WASHINGTON — Marking the beginning of 16 Days of Activism Against Gender Based Violence, Zimbabwean rights groups are urging government to vigorously lobby against domestic violence, and ensure women’s safety in the forthcoming election cycle.
The internationally-observed gender violence activism period started Sunday and runs through 10 December – a day designated to reflect on human rights.
In a statement Monday, the civic group Youth Forum challenged government to teach “men from an early age that violence against women is bad.”
The Youth Forum also noted that women in Zimbabwe were subjected to sexual violence during elections.
“While there has been some attention to this crime in recent years," the group said, "sexual violence remains a major barrier to women’s safety, political participation and reintegration, as its effects are physically, psychologically, and socially debilitating."
Another rights campaigner, the Election Resource Center, urged police in a Facebook post to “commit to ending violence against women and girls, and ensure that the next election is peaceful, free and fair.”
Violence against women, especially by their male spouses, is reportedly still high in Zimbabwe inspite of the passing of the Domestic Violence Act a few years ago by parliament.
Women’s Affairs Minister Olivia Muchena called on couples to live in harmony and resolve disputes through peaceful and legal means.

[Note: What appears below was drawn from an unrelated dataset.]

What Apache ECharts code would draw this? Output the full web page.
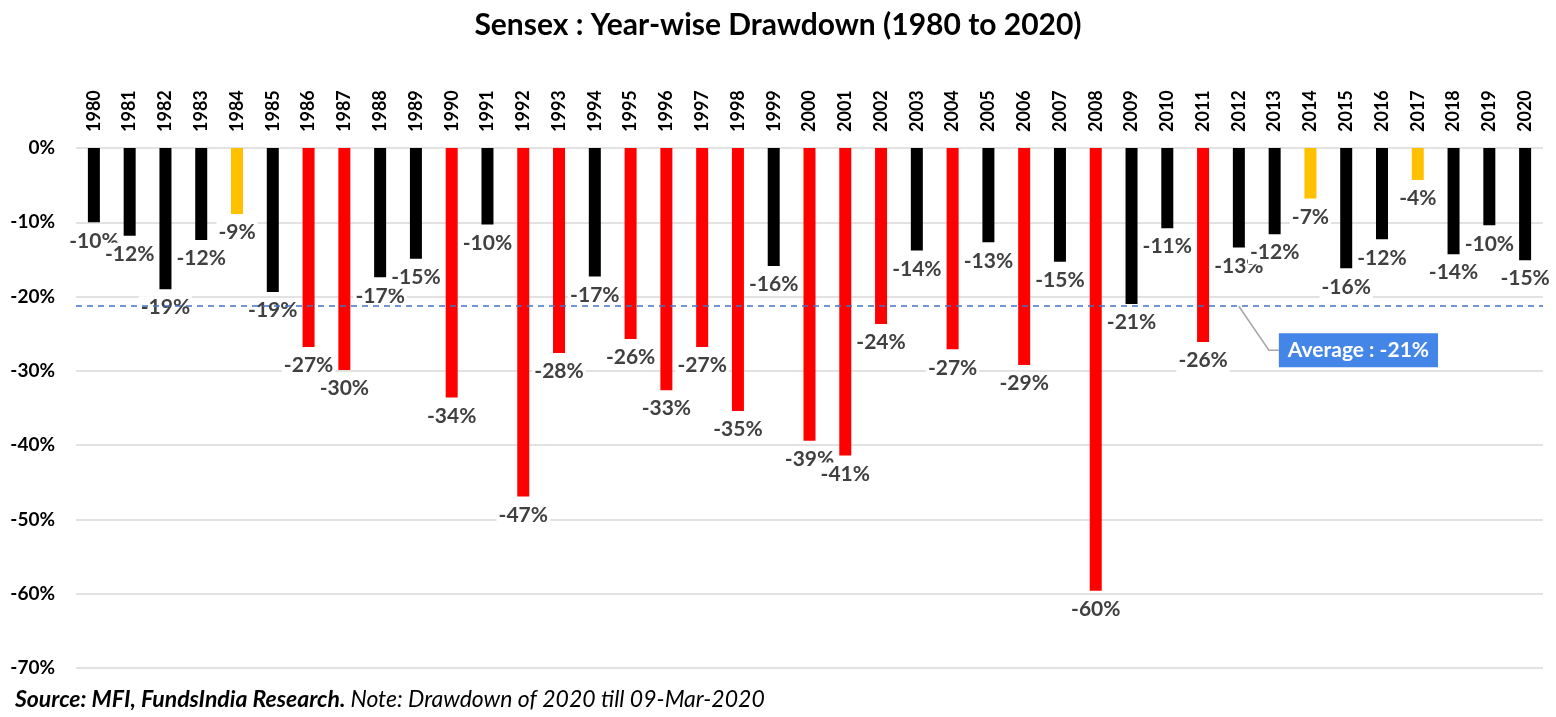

Muchena made the statement at the weekend while launching the so-called National Gender Based Violence Strategy which she said will help in the fight against women abuse.
While Muchena urged matrimonial peace in light of the high incidence in spousal abuse, some groups see gender violence as a problem equally perpetrated by politicians seeking office.
The Youth Agenda Trust also landed its voice saying: "We remain greatly concerned by the level of state sponsored violence against women human rights defenders in Zimbabwe.
"Women human rights defenders have been tortured in detention and continue to suffer at the hands of suspected state agents, youth militias and suspected a political party aligned war veterans.”